Stable Flow: Vital Layers for Training-Free Image Editing

They are the first to do parallel generation for image editing using MM-DiT’s. They ablate layers to find the most important layers, patch over the image attention features from the source to the target prompt run, and also introduce a better latent inverse process to be able to edit real images.

project site: https://omriavrahami.com/stable-flow/

Section 3.1. Vital layers: They ablate each layer and then calculate the change in DINOv2 score compared to the original

Layers with the biggest perceptual change are called vital layers. They actually got the same result as me where I qualitatively found that layer 18 is pretty important.

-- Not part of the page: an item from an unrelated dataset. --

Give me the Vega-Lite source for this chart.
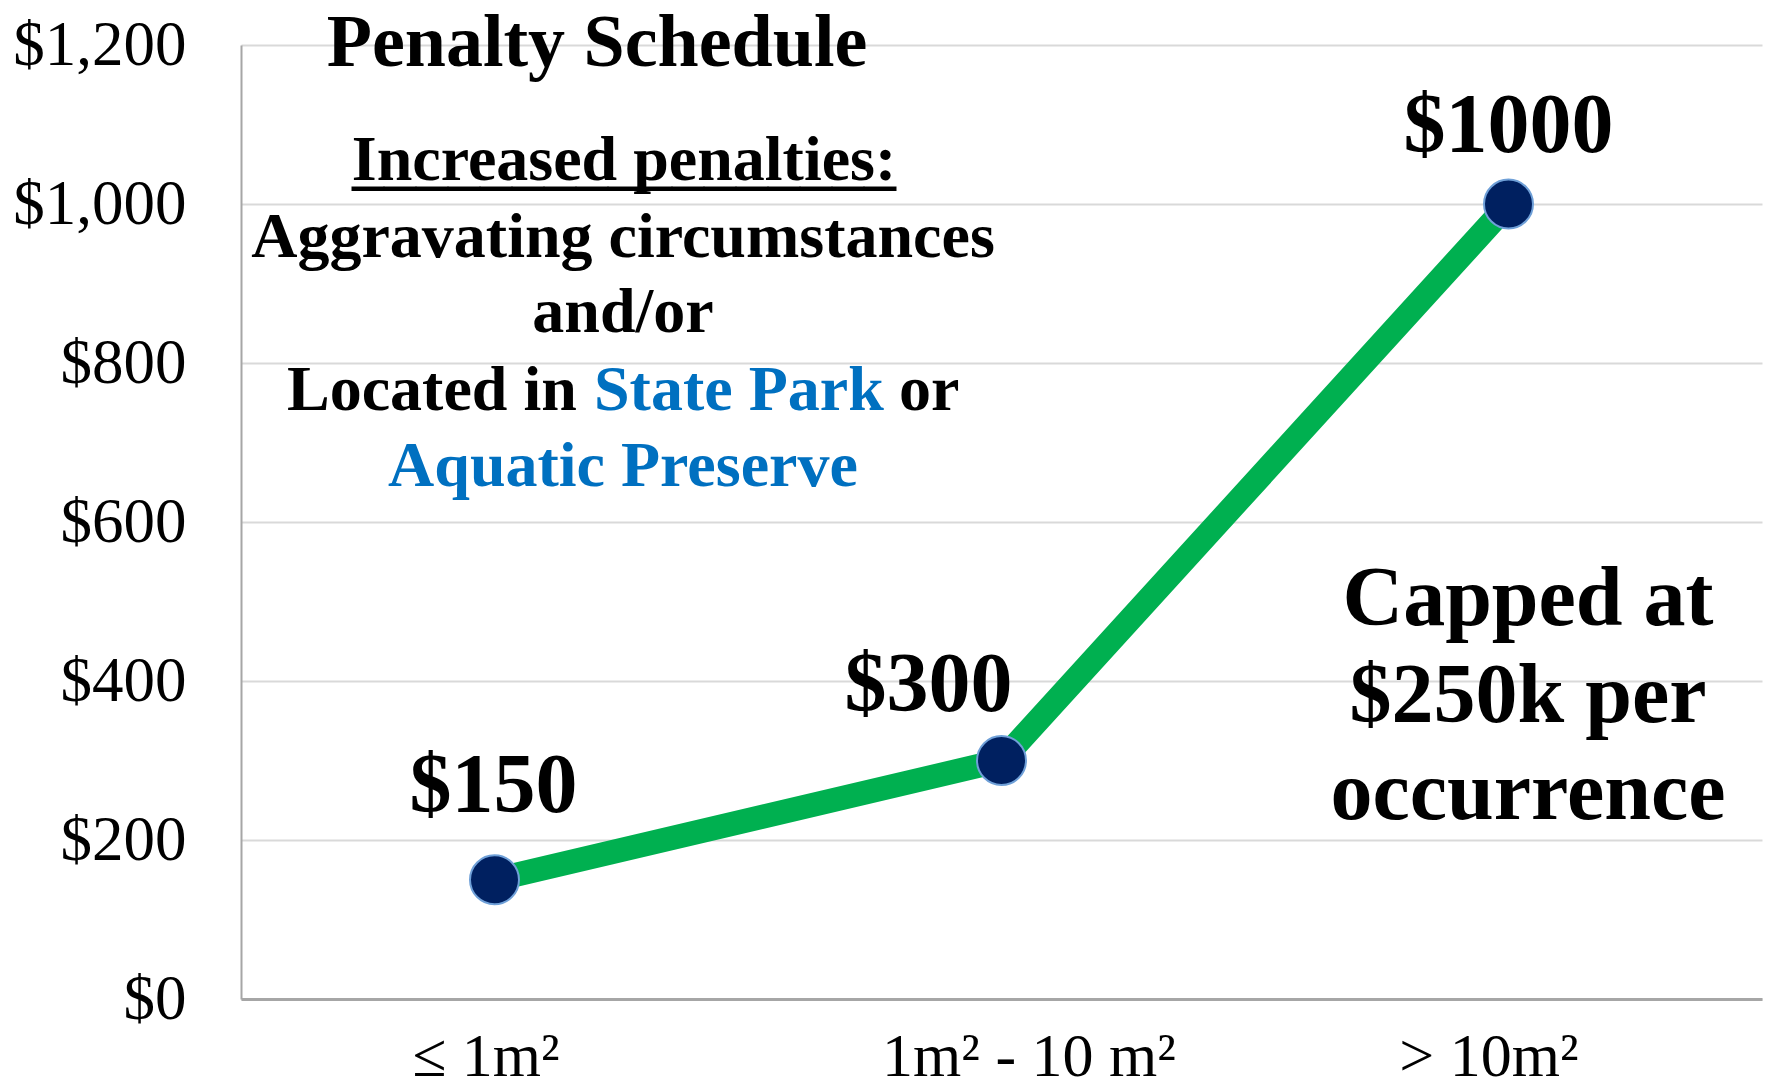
{
  "$schema": "https://vega.github.io/schema/vega-lite/v6.json",
  "width": 1521,
  "height": 954,
  "autosize": "none",
  "padding": {"left": 241, "top": 45, "right": 5, "bottom": 90},
  "background": "white",
  "config": {"view": {"stroke": null}, "font": "Liberation Serif"},
  "data": {
    "values": [
      {"area": "≤ 1m²", "penalty": 150, "label": "$150"},
      {"area": "1m² - 10 m²", "penalty": 300, "label": "$300"},
      {"area": "> 10m²", "penalty": 1000, "label": "$1000"}
    ]
  },
  "layer": [
    {
      "mark": {"type": "line", "color": "#00b050", "strokeWidth": 24},
      "encoding": {
        "x": {
          "field": "area", "type": "ordinal", "sort": null,
          "scale": {"type": "point", "padding": 0.5},
          "axis": {
            "title": null, "labelAngle": 0, "labelFont": "Liberation Serif", "labelFontSize": 62,
            "labelColor": "#000000", "labelBaseline": "alphabetic", "labelPadding": 76, "labelLimit": 0,
            "labelOffset": {"condition": [{"test": "datum.value === '≤ 1m²'", "value": -9}, {"test": "datum.value === '> 10m²'", "value": -20}], "value": 27},
            "ticks": false, "tickSize": 0, "grid": false,
            "domainColor": "#a6a6a6", "domainWidth": 3
          }
        },
        "y": {
          "field": "penalty", "type": "quantitative",
          "scale": {"domain": [0, 1200], "nice": false, "zero": true},
          "axis": {
            "title": null, "values": [0, 200, 400, 600, 800, 1000, 1200], "format": "$,.0f",
            "labelFont": "Liberation Serif", "labelFontSize": 63, "labelColor": "#000000",
            "labelPadding": 55, "labelLimit": 0, "ticks": false, "tickSize": 0,
            "domainColor": "#a6a6a6", "domainWidth": 2,
            "gridColor": "#d9d9d9", "gridWidth": 2
          }
        }
      }
    },
    {
      "mark": {"type": "point", "filled": true, "size": 2400, "fill": "#002060", "stroke": "#6fa0d8", "strokeWidth": 2, "opacity": 1},
      "encoding": {
        "x": {"field": "area", "type": "ordinal", "sort": null},
        "y": {"field": "penalty", "type": "quantitative"}
      }
    },
    {
      "transform": [{"filter": "datum.penalty == 150"}],
      "mark": {"type": "text", "font": "Liberation Serif", "fontWeight": "bold", "fontSize": 84, "color": "#000000", "align": "center", "baseline": "alphabetic", "dx": -1, "dy": -68},
      "encoding": {
        "x": {"field": "area", "type": "ordinal", "sort": null},
        "y": {"field": "penalty", "type": "quantitative"},
        "text": {"field": "label"}
      }
    },
    {
      "transform": [{"filter": "datum.penalty == 300"}],
      "mark": {"type": "text", "font": "Liberation Serif", "fontWeight": "bold", "fontSize": 84, "color": "#000000", "align": "center", "baseline": "alphabetic", "dx": -73, "dy": -50},
      "encoding": {
        "x": {"field": "area", "type": "ordinal", "sort": null},
        "y": {"field": "penalty", "type": "quantitative"},
        "text": {"field": "label"}
      }
    },
    {
      "transform": [{"filter": "datum.penalty == 1000"}],
      "mark": {"type": "text", "font": "Liberation Serif", "fontWeight": "bold", "fontSize": 84, "color": "#000000", "align": "center", "baseline": "alphabetic", "dx": 0, "dy": -52},
      "encoding": {
        "x": {"field": "area", "type": "ordinal", "sort": null},
        "y": {"field": "penalty", "type": "quantitative"},
        "text": {"field": "label"}
      }
    },
    {
      "data": {"values": [{"t": "Penalty Schedule"}]},
      "mark": {"type": "text", "font": "Liberation Serif", "fontWeight": "bold", "fontSize": 74, "color": "#000000", "align": "center", "baseline": "alphabetic", "dx": 102.5},
      "encoding": {
        "x": {"datum": "≤ 1m²", "type": "ordinal"},
        "y": {"datum": 1173, "type": "quantitative"},
        "text": {"field": "t"}
      }
    },
    {
      "data": {"values": [{"t": "Increased penalties:"}]},
      "mark": {"type": "text", "font": "Liberation Serif", "fontWeight": "bold", "fontSize": 64, "color": "#000000", "align": "center", "baseline": "alphabetic", "dx": 129.5},
      "encoding": {
        "x": {"datum": "≤ 1m²", "type": "ordinal"},
        "y": {"datum": 1030, "type": "quantitative"},
        "text": {"field": "t"}
      }
    },
    {
      "data": {"values": [{"t": "_________________"}]},
      "mark": {"type": "text", "font": "Liberation Serif", "fontWeight": "bold", "fontSize": 64, "color": "#000000", "align": "center", "baseline": "alphabetic", "dx": 129.5, "dy": 2},
      "encoding": {
        "x": {"datum": "≤ 1m²", "type": "ordinal"},
        "y": {"datum": 1030, "type": "quantitative"},
        "text": {"field": "t"}
      }
    },
    {
      "data": {"values": [{"t": "Aggravating circumstances\nand/or"}]},
      "mark": {"type": "text", "font": "Liberation Serif", "fontWeight": "bold", "fontSize": 64, "color": "#000000", "align": "center", "baseline": "alphabetic", "dx": 128.5, "lineBreak": "\n", "lineHeight": 75},
      "encoding": {
        "x": {"datum": "≤ 1m²", "type": "ordinal"},
        "y": {"datum": 933, "type": "quantitative"},
        "text": {"field": "t"}
      }
    },
    {
      "data": {"values": [{"t": "Located in"}]},
      "mark": {"type": "text", "font": "Liberation Serif", "fontWeight": "bold", "fontSize": 64, "color": "#000000", "align": "left", "baseline": "alphabetic", "dx": -207.5},
      "encoding": {
        "x": {"datum": "≤ 1m²", "type": "ordinal"},
        "y": {"datum": 741, "type": "quantitative"},
        "text": {"field": "t"}
      }
    },
    {
      "data": {"values": [{"t": "State Park"}]},
      "mark": {"type": "text", "font": "Liberation Serif", "fontWeight": "bold", "fontSize": 64, "color": "#0070c0", "align": "left", "baseline": "alphabetic", "dx": 99.5},
      "encoding": {
        "x": {"datum": "≤ 1m²", "type": "ordinal"},
        "y": {"datum": 741, "type": "quantitative"},
        "text": {"field": "t"}
      }
    },
    {
      "data": {"values": [{"t": "or"}]},
      "mark": {"type": "text", "font": "Liberation Serif", "fontWeight": "bold", "fontSize": 64, "color": "#000000", "align": "left", "baseline": "alphabetic", "dx": 404.5},
      "encoding": {
        "x": {"datum": "≤ 1m²", "type": "ordinal"},
        "y": {"datum": 741, "type": "quantitative"},
        "text": {"field": "t"}
      }
    },
    {
      "data": {"values": [{"t": "Aquatic Preserve"}]},
      "mark": {"type": "text", "font": "Liberation Serif", "fontWeight": "bold", "fontSize": 64, "color": "#0070c0", "align": "center", "baseline": "alphabetic", "dx": 128.5},
      "encoding": {
        "x": {"datum": "≤ 1m²", "type": "ordinal"},
        "y": {"datum": 645, "type": "quantitative"},
        "text": {"field": "t"}
      }
    },
    {
      "data": {"values": [{"t": "Capped at\n$250k per\noccurrence"}]},
      "mark": {"type": "text", "font": "Liberation Serif", "fontWeight": "bold", "fontSize": 84, "color": "#000000", "align": "center", "baseline": "alphabetic", "dx": 19.5, "lineBreak": "\n", "lineHeight": 97},
      "encoding": {
        "x": {"datum": "> 10m²", "type": "ordinal"},
        "y": {"datum": 470, "type": "quantitative"},
        "text": {"field": "t"}
      }
    }
  ]
}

Section 3.2. Image editing: They then use these vital layers By generating the original and edited image in parallel, and patching over the image attention features (keys and values, this differs from the next work) of the edited version with the original, only in vital layers.

Figure 6
(Left) A cool demonstration that for a pixel in the original feature that was not supposed to change, In vital layers, with their new editing technique, it pays more (self)attention to the original image pixel, while pixels that are supposed to reflect the new edit pay attention to the text token.
(Right) This is not the case in non-vital layers

Section 3.3. For editing real images, in order to get the underlying latent, instead of following the reverse process normally, they first multiply the image latent by 1.15, and then do the reverse process. Supposedly, this pushes the image to be more out-of-distribution or something.

Experiments

Data: COCO modified to have non-rigid editing tasks.

Metrics: CLIP similarity between edited image and initial image, Between edited image and prompt, and between the direction of the prompt change and the direction of the image change.

ablated using vital layers (i.e. used non-vital layers, or all layers)

Their method was unable to do style changes (one of the later works does this), Object dragging, and background replacement.